STATE OF KERALA Vs. CHACKO

Decided On March 14, 1977
STATE OF KERALA Appellant
V/S
CHACKO Respondents

JUDGEMENT

(1.) These are appeals by the State of Kerala against the decision of the court below in L. A.O. Ps 215 of 1971 and 492 of 1971. These cases were tried along with a number of other cases and a common judgment has been delivered by the learned Subordinate Judge. We have today disposed of appeals against the other cases independently. We have taken up these cases separately because, unlike in the other cases, the State has not chosen to file objections to the commissioner's report on the basis of which market value has been found by the court below. At the hearing learned Advocate General urged very serious objection to the commissioner's report and particularly the method of crop cutting experiment conducted by the commissioner. Possibly this objection could have been valid and might have influenced this Court to remit the case back to the court below for fresh consideration had such objection been taken before the court below. In the absence of objection to the method adopted and in the absence of any evidence to show that the commissioner's report ought not to have been acted upon it is not for this Court to set aside the report or to set aside the judgment of the court below based upon such report. The court below has accepted the report and determined the market value on the basis of 16 years' net income.

(2.) In both these appeals objections to the commissioner's report were filed in this Court with a petition that these objections may be accepted. We have gone through these petitions. Absolutely no reason is shown why these objections could not have been filed in the court below at the proper time. We would have expected a more detailed petition placing before court all material which would be relevant in considering whether the failure to file objections was bona fide. If it was due to sheer negligence of those who conducted the case, it is not for us to reopen the case at the instance of the State. It is more so because it would be unfair to the claimants to do so, now that all evidence of the trees in the lands has disappeared by reason of the area submerging in water. Hence we see no reason to entertain the objections. Consequently the appeals are dismissed.

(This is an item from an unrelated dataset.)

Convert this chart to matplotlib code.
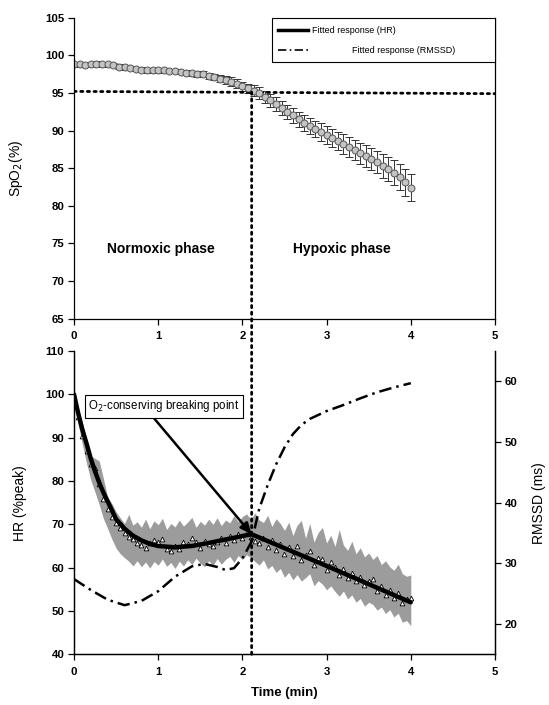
import numpy as np
import matplotlib
matplotlib.use("Agg")
import matplotlib.pyplot as plt
from matplotlib.patches import ConnectionPatch, Rectangle
from matplotlib.lines import Line2D

plt.rcParams["font.family"] = ["Liberation Sans", "DejaVu Sans"]

# ----------------------------
# Data
# ----------------------------
# SpO2, one point every 4 s
spo2_t = np.arange(61) * 4 / 60.0
spo2 = [98.8, 98.8, 98.7, 98.8, 98.9, 98.8, 98.8, 98.7, 98.5, 98.4,
        98.3, 98.2, 98.1, 98.0, 98.0, 98.0, 98.0, 97.9, 97.9, 97.8,
        97.7, 97.6, 97.5, 97.5, 97.3, 97.1, 96.9, 96.7, 96.5, 96.2,
        95.9, 95.6, 95.3, 95.0, 94.5, 94.0, 93.5, 93.0, 92.5, 92.0,
        91.5, 91.0, 90.6, 90.2, 89.8, 89.4, 89.0, 88.6, 88.2, 87.8,
        87.4, 87.0, 86.6, 86.2, 85.8, 85.3, 84.9, 84.4, 83.8, 83.1, 82.4]
spo2_err = [0.3, 0.3, 0.3, 0.3, 0.3, 0.3, 0.3, 0.3, 0.3, 0.3,
            0.3, 0.3, 0.3, 0.3, 0.3, 0.3, 0.3, 0.3, 0.3, 0.3,
            0.3, 0.35, 0.35, 0.4, 0.4, 0.45, 0.5, 0.5, 0.55, 0.6,
            0.6, 0.65, 0.7, 0.75, 0.8, 0.85, 0.9, 0.9, 0.95, 1.0,
            1.0, 1.05, 1.1, 1.1, 1.15, 1.2, 1.2, 1.25, 1.3, 1.3,
            1.35, 1.4, 1.45, 1.5, 1.5, 1.55, 1.6, 1.65, 1.7, 1.75, 1.8]
spo2_thresh = [95.2, 94.9]   # dotted threshold at x = 0 and x = 5

# HR (%peak), mean and SD band, one point every 3 s
hr_t = np.arange(81) * 0.05
hr_mean = [99.6, 94.8, 90.5, 86.9, 84.0, 83.1, 79.2, 75.8, 73.6, 71.8,
           70.4, 69.2, 68.1, 67.0, 66.6, 65.7, 65.2, 64.6, 65.8, 66.3,
           65.9, 66.5, 64.3, 63.9, 65.1, 64.2, 66.0, 65.4, 66.8, 65.9,
           64.6, 66.2, 65.4, 64.9, 66.0, 66.9, 65.8, 67.3, 66.4, 67.8,
           66.9, 68.1, 67.0, 66.2, 65.6, 66.8, 64.7, 66.3, 64.0, 65.4,
           63.1, 64.8, 62.6, 64.9, 61.8, 62.9, 63.8, 60.7, 62.3, 61.9,
           59.4, 61.2, 60.1, 58.2, 59.6, 57.5, 58.8, 56.9, 57.8, 55.9,
           56.9, 57.4, 54.6, 55.8, 53.6, 54.8, 52.9, 54.2, 51.8, 52.7, 53.0]
hr_upper = [100.5, 97.0, 93.5, 89.5, 85.8, 85.2, 84.6, 80.5, 76.2, 74.8,
            72.9, 71.5, 70.2, 72.3, 69.8, 70.6, 69.3, 71.2, 69.0, 70.8,
            69.9, 71.4, 68.8, 70.2, 69.4, 71.0, 69.6, 70.5, 71.6, 69.3,
            70.7, 69.8, 71.2, 70.0, 71.5, 69.7, 71.0, 70.3, 72.0, 70.6,
            71.8, 72.4, 71.2, 72.6, 71.0, 70.4, 72.1, 69.5, 71.3, 70.2,
            68.6, 70.5, 67.4, 69.8, 70.9, 66.8, 70.2, 65.9, 68.1, 69.3,
            65.7, 67.5, 64.9, 68.8, 65.2, 64.0, 66.1, 63.2, 64.6, 62.5,
            63.4, 61.9, 62.8, 60.7, 61.6, 60.2, 59.4, 60.8, 58.6, 58.0, 58.3]
hr_lower = [98.8, 93.0, 88.4, 84.0, 80.2, 77.4, 74.5, 71.3, 69.0, 66.6,
            64.5, 63.2, 62.3, 61.5, 60.4, 61.6, 60.2, 61.3, 59.9, 61.4,
            60.6, 62.0, 60.3, 61.2, 59.8, 61.5, 60.4, 61.8, 60.7, 62.2,
            61.0, 60.2, 61.6, 60.5, 62.1, 60.8, 61.9, 62.6, 61.2, 62.8,
            61.9, 63.0, 62.3, 61.4, 60.6, 61.8, 59.7, 60.5, 58.9, 59.8,
            57.8, 58.9, 57.2, 58.4, 56.9, 57.7, 58.6, 55.8, 57.0, 56.2,
            54.9, 55.8, 54.5, 53.4, 54.6, 52.8, 53.7, 52.0, 52.9, 51.1,
            52.0, 51.5, 50.2, 50.9, 49.4, 50.3, 48.6, 49.5, 47.4, 47.8, 46.6]

# fitted HR response
fit_t = [0, 0.05, 0.1, 0.15, 0.2, 0.25, 0.3, 0.35, 0.4, 0.5, 0.6, 0.7, 0.8,
         0.9, 1.0, 1.2, 1.4, 1.6, 1.8, 2.0, 2.11, 2.5, 3.0, 3.5, 4.0]
fit_hr = [100.0, 95.6, 91.8, 88.6, 85.1, 82.2, 79.6, 77.3, 75.3, 71.2, 69.0,
          67.4, 66.3, 65.5, 65.0, 64.7, 65.0, 65.7, 66.5, 67.3, 67.7, 64.5,
          60.4, 56.2, 52.0]

# fitted RMSSD response (ms)
rmssd_t = [0, 0.2, 0.4, 0.6, 0.8, 1.0, 1.2, 1.4, 1.55, 1.7, 1.8, 1.9, 2.0,
           2.11, 2.2, 2.3, 2.4, 2.5, 2.6, 2.7, 2.8, 3.0, 3.2, 3.4, 3.6, 3.8, 4.0]
rmssd = [27.4, 25.6, 24.0, 23.1, 23.8, 25.4, 27.8, 29.5, 29.9, 29.4, 28.9,
         29.2, 30.8, 33.6, 39.0, 42.9, 46.3, 49.1, 51.3, 52.8, 53.8, 55.1,
         56.1, 57.2, 58.2, 59.0, 59.7]

break_t = 2.11
break_hr = 67.7
break_spo2 = 95.1

# ----------------------------
# Figure
# ----------------------------
fig = plt.figure(figsize=(5.49, 7.05), dpi=100)
ax1 = fig.add_axes([0.1348, 0.5482, 0.7668, 0.4267])
ax2 = fig.add_axes([0.1348, 0.0719, 0.7668, 0.4302])
ax3 = ax2.twinx()


def style_axis(ax):
    ax.spines["top"].set_visible(False)
    for s in ["left", "bottom", "right"]:
        ax.spines[s].set_linewidth(0.9)
    ax.tick_params(direction="out", length=4, width=0.9, pad=3)
    ax.tick_params(axis="x", pad=5)
    for lab in ax.get_xticklabels() + ax.get_yticklabels():
        lab.set_fontsize(8.2)
        lab.set_fontweight("bold")


# --- top panel: SpO2 ---
ax1.errorbar(spo2_t, spo2, yerr=spo2_err, fmt="o", ms=5,
             mfc="#c4c4c4", mec="#555555", mew=0.7,
             ecolor="#333333", elinewidth=0.7, capsize=3, capthick=0.7)
ax1.plot([0, 5], spo2_thresh, ls=(0, (0.8, 1.6)), lw=2, color="black",
         dash_capstyle="round")
ax1.set_xlim(0, 5)
ax1.set_ylim(65, 105)
ax1.set_xticks(range(6))
ax1.set_yticks(range(65, 106, 5))
ax1.set_ylabel("SpO$_2$(%)", fontsize=10)
ax1.yaxis.set_label_coords(-0.116, 0.5)
ax1.text(1.03, 74.2, "Normoxic phase", ha="center", va="center",
         fontsize=10, fontweight="bold")
ax1.text(3.18, 74.2, "Hypoxic phase", ha="center", va="center",
         fontsize=10, fontweight="bold")
style_axis(ax1)

# legend drawn by hand (text of 2nd entry is offset like the original)
ax1.add_patch(Rectangle((0.47, 0.852), 0.53, 0.148, transform=ax1.transAxes,
                        fill=True, facecolor="white", edgecolor="black",
                        lw=0.8, clip_on=False, zorder=5))
ax1.add_line(Line2D([0.485, 0.556], [0.958, 0.958], transform=ax1.transAxes,
                    color="black", lw=2.5, zorder=6))
ax1.add_line(Line2D([0.485, 0.556], [0.892, 0.892], transform=ax1.transAxes,
                    color="black", lw=1.2, ls=(0, (5, 2, 1, 2)), zorder=6))
ax1.text(0.565, 0.958, "Fitted response (HR)", transform=ax1.transAxes,
         fontsize=6.5, va="center", zorder=6)
ax1.text(0.660, 0.892, "Fitted response (RMSSD)", transform=ax1.transAxes,
         fontsize=6.5, va="center", zorder=6)

# --- bottom panel: HR and RMSSD ---
ax2.fill_between(hr_t, hr_lower, hr_upper, color="#9c9c9c", lw=0)
ax2.plot(hr_t, hr_mean, "^", ms=3.4, mfc="white", mec="black", mew=0.6)
ax2.plot(fit_t, fit_hr, color="black", lw=3.2, solid_capstyle="round")
ax2.set_xlim(0, 5)
ax2.set_ylim(40, 110)
ax2.set_xticks(range(6))
ax2.set_yticks(range(40, 111, 10))
ax2.set_ylabel("HR (%peak)", fontsize=10)
ax2.yaxis.set_label_coords(-0.112, 0.5)
ax2.set_xlabel("Time (min)", fontsize=9.5, fontweight="bold")
ax2.xaxis.set_label_coords(0.5, -0.108)
style_axis(ax2)

ax3.plot(rmssd_t, rmssd, color="black", lw=1.8, ls=(0, (5, 2, 1, 2)))
ax3.set_ylim(15, 65)
ax3.set_yticks(range(20, 61, 10))
ax3.set_ylabel("RMSSD (ms)", fontsize=10)
ax3.yaxis.set_label_coords(1.088, 0.5)
style_axis(ax3)

ax3.annotate("O$_2$-conserving breaking point", xy=(break_t, break_hr),
             xycoords=ax2.transData, xytext=(1.07, 97.3),
             textcoords=ax2.transData, ha="center", va="center", fontsize=8.3,
             bbox=dict(boxstyle="square,pad=0.3", fc="white", ec="black", lw=0.8),
             arrowprops=dict(arrowstyle="-|>,head_length=0.8,head_width=0.35",
                             color="black", lw=1.8, relpos=(0.41, 0.0),
                             shrinkA=0, shrinkB=0))

# vertical dotted line from the SpO2 threshold down to the HR x-axis
con = ConnectionPatch(xyA=(break_t, break_spo2), coordsA=ax1.transData,
                      xyB=(break_t, 40), coordsB=ax2.transData,
                      ls=(0, (0.8, 1.6)), lw=2, color="black",
                      capstyle="round")
fig.add_artist(con)

fig.savefig("out.png", dpi=100)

(3.) There is a cross objection in L. A. A. 50 of 1975. An important question is raised by the respondent in the cross objection and that is urged with considerable force by learned Sri. Balakrishna Menon appearing for the respondent. In all the cases which came up before us relating to acquisitions in the same area for the same purpose we have determined market value by adopting 16 years' net income as the basis. But it is the case of the respondent that 20 years' net income ought to have been adopted and that alone would be adequate as the market value of the property. The question had engaged attention of this Court on previous occasions. A Full Bench of this Court had occasion to consider in Rarukutty v. Special Tahsildar & L A Officer, ( 1973 KLT 573 ) the multiple to be adopted Even 16 times' net income is not a universal rule. It may be less in appropriate cases. It would not be possible to lay down any rule as to what should be the number of years to be taken into account to determine the market value in regard to any particular item of property. That depends upon the nature of the property.